### Task goal:
Leave the pictures out and quote every line from the start of the listing to the line with "const BIN_HZ = 62.5;", inclusive.

### Data:
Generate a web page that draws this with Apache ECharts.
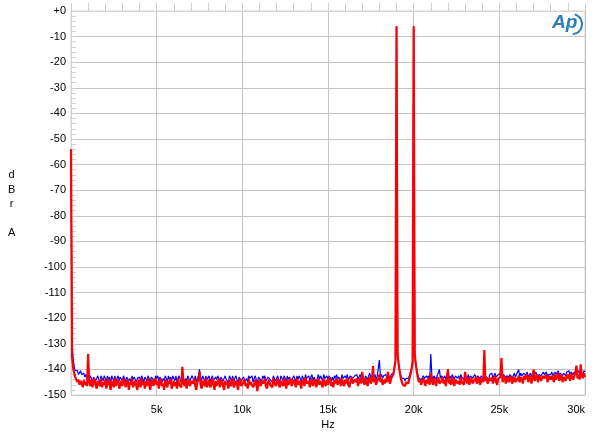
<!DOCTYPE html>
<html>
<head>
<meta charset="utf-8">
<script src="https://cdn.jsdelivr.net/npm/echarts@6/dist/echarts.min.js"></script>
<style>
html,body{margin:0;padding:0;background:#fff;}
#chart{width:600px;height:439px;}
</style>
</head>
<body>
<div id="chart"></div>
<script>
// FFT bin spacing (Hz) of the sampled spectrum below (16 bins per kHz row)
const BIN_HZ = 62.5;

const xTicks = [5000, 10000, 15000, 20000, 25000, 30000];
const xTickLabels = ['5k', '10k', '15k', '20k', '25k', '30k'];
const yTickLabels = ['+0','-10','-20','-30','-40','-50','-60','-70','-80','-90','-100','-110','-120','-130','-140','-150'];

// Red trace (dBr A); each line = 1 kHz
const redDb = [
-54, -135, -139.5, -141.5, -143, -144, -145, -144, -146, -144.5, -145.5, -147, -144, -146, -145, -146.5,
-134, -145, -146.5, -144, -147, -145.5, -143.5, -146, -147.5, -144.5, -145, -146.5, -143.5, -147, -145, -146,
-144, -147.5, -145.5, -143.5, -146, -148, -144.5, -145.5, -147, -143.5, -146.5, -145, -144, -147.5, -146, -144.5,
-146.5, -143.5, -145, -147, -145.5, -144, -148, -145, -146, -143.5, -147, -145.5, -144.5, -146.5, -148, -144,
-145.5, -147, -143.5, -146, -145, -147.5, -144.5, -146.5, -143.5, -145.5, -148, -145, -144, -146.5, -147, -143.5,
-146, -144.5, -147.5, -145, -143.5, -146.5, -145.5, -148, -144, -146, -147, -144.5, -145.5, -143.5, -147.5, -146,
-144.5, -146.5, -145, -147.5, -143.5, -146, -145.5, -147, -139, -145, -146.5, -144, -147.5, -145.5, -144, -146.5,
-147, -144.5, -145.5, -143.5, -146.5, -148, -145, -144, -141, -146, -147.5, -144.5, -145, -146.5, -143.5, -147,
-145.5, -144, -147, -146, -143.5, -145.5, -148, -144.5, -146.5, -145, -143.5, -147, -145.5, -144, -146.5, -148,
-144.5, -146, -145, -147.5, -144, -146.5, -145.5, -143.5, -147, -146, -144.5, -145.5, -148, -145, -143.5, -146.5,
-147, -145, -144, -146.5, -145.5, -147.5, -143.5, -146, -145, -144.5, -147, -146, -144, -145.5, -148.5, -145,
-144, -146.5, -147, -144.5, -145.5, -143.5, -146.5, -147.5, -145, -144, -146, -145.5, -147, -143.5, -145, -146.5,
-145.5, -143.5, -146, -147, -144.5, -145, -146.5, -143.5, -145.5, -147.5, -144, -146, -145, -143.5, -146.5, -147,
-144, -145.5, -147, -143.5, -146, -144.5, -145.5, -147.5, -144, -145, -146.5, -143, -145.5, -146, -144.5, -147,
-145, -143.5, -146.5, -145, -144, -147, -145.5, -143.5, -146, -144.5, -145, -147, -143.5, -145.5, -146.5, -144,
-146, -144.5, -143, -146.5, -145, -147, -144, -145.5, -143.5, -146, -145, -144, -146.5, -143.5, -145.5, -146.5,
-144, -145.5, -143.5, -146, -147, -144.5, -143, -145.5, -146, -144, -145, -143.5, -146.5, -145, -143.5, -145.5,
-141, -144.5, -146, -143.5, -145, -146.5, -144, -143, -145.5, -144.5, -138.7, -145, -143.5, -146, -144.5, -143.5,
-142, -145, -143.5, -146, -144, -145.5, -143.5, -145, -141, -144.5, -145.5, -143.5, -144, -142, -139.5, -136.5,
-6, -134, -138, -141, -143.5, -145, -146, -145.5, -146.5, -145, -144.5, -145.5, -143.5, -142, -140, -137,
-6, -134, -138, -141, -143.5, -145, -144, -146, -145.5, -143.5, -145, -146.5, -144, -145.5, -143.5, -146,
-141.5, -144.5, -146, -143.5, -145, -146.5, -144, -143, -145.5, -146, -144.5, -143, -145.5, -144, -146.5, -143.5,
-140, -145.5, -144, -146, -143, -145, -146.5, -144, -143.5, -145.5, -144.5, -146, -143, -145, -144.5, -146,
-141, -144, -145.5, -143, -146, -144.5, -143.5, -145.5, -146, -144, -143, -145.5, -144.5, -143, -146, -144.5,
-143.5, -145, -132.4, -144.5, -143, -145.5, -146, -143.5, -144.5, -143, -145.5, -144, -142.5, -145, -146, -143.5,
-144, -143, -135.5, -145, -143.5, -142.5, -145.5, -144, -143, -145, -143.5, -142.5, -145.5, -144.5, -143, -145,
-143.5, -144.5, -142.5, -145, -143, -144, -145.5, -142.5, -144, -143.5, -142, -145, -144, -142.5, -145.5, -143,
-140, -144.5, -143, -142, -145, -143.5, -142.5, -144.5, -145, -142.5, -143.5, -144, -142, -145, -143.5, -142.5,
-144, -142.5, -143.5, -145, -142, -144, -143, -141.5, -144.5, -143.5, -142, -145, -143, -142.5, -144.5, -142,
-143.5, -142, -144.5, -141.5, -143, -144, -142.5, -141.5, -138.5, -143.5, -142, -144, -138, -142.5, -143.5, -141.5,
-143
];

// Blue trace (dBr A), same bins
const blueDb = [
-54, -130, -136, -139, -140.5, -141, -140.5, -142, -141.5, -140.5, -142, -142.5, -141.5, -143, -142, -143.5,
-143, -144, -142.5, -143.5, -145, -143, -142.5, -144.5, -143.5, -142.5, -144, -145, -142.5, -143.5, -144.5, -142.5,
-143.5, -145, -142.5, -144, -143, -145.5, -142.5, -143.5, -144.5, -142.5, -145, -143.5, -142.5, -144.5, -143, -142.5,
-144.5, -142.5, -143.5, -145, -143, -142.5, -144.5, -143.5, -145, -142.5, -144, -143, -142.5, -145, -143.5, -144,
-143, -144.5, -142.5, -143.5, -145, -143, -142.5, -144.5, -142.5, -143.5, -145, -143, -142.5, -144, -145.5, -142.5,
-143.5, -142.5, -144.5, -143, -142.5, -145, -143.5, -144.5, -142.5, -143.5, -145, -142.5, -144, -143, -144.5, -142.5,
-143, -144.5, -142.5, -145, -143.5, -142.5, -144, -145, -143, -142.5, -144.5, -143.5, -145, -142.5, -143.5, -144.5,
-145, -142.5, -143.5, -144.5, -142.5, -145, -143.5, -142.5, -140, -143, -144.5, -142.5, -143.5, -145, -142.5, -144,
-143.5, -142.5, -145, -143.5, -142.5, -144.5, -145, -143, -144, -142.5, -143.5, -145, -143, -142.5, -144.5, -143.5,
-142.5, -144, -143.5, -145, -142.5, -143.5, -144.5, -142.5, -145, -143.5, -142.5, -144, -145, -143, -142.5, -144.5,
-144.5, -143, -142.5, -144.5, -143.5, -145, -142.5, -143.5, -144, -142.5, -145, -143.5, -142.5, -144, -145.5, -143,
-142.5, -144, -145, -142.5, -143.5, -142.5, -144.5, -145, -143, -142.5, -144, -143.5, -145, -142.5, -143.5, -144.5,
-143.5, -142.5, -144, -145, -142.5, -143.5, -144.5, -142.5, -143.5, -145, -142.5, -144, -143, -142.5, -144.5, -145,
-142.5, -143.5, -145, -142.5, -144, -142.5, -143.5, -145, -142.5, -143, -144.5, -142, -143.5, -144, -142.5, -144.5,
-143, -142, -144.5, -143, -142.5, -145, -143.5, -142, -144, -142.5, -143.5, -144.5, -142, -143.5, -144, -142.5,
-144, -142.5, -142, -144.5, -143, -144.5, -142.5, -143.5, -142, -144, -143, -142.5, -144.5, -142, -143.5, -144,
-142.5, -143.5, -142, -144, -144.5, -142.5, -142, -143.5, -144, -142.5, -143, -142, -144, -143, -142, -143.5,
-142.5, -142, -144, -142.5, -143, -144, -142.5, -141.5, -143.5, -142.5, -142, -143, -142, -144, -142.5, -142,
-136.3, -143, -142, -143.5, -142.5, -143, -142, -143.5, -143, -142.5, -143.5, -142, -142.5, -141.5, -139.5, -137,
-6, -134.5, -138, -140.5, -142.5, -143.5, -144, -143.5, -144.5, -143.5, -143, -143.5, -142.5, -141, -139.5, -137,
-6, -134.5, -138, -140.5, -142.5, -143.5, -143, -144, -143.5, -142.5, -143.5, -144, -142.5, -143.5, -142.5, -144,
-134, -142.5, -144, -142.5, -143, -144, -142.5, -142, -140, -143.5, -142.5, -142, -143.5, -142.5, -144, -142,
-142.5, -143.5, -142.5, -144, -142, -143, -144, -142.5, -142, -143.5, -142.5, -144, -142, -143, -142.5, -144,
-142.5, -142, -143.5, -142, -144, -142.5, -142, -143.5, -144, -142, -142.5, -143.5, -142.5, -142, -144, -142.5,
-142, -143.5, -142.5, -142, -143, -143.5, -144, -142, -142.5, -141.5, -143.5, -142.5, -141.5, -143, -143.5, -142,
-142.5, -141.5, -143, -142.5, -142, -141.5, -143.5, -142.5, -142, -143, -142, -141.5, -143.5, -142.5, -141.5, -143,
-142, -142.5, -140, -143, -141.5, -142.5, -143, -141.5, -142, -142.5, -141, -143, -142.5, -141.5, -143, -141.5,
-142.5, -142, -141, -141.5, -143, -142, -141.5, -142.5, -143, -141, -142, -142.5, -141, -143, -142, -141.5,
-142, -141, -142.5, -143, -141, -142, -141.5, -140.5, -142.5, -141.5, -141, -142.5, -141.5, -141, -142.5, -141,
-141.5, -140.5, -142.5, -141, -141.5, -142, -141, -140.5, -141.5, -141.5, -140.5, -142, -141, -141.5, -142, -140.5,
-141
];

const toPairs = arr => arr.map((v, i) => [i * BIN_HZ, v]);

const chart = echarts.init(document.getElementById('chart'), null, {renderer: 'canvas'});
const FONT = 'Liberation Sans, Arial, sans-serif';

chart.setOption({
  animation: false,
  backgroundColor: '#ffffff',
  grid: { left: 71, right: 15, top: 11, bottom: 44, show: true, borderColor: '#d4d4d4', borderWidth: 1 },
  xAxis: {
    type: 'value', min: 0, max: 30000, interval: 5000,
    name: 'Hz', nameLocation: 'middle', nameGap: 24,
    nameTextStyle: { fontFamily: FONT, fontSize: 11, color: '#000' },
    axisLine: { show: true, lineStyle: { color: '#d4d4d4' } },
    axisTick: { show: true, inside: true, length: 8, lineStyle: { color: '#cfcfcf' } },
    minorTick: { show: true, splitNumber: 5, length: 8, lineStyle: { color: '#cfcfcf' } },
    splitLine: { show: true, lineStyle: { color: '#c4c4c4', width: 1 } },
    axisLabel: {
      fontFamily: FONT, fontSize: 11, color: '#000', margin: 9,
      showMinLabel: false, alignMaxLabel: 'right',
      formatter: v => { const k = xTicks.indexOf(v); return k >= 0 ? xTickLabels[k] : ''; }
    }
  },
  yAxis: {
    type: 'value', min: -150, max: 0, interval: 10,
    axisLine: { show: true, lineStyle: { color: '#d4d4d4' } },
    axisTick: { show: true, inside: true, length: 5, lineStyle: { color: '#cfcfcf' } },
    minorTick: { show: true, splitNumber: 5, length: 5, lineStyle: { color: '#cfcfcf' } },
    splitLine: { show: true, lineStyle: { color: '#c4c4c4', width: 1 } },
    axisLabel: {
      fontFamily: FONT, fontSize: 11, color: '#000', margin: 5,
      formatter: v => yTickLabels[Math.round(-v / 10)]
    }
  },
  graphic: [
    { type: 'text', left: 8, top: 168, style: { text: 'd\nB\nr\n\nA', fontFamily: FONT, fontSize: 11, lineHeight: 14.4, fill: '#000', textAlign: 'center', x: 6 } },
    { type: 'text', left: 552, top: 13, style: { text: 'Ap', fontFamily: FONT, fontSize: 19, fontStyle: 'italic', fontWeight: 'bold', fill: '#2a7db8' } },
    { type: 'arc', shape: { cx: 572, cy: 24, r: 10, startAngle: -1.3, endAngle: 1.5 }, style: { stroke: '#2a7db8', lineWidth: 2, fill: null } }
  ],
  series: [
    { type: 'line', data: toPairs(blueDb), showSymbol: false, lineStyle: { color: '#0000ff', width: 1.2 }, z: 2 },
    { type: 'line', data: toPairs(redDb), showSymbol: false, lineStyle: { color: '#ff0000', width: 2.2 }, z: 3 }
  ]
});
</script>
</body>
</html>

### Final result:
Generate a web page that draws this with Apache ECharts.
<!DOCTYPE html>
<html>
<head>
<meta charset="utf-8">
<script src="https://cdn.jsdelivr.net/npm/echarts@6/dist/echarts.min.js"></script>
<style>
html,body{margin:0;padding:0;background:#fff;}
#chart{width:600px;height:439px;}
</style>
</head>
<body>
<div id="chart"></div>
<script>
// FFT bin spacing (Hz) of the sampled spectrum below (16 bins per kHz row)
const BIN_HZ = 62.5;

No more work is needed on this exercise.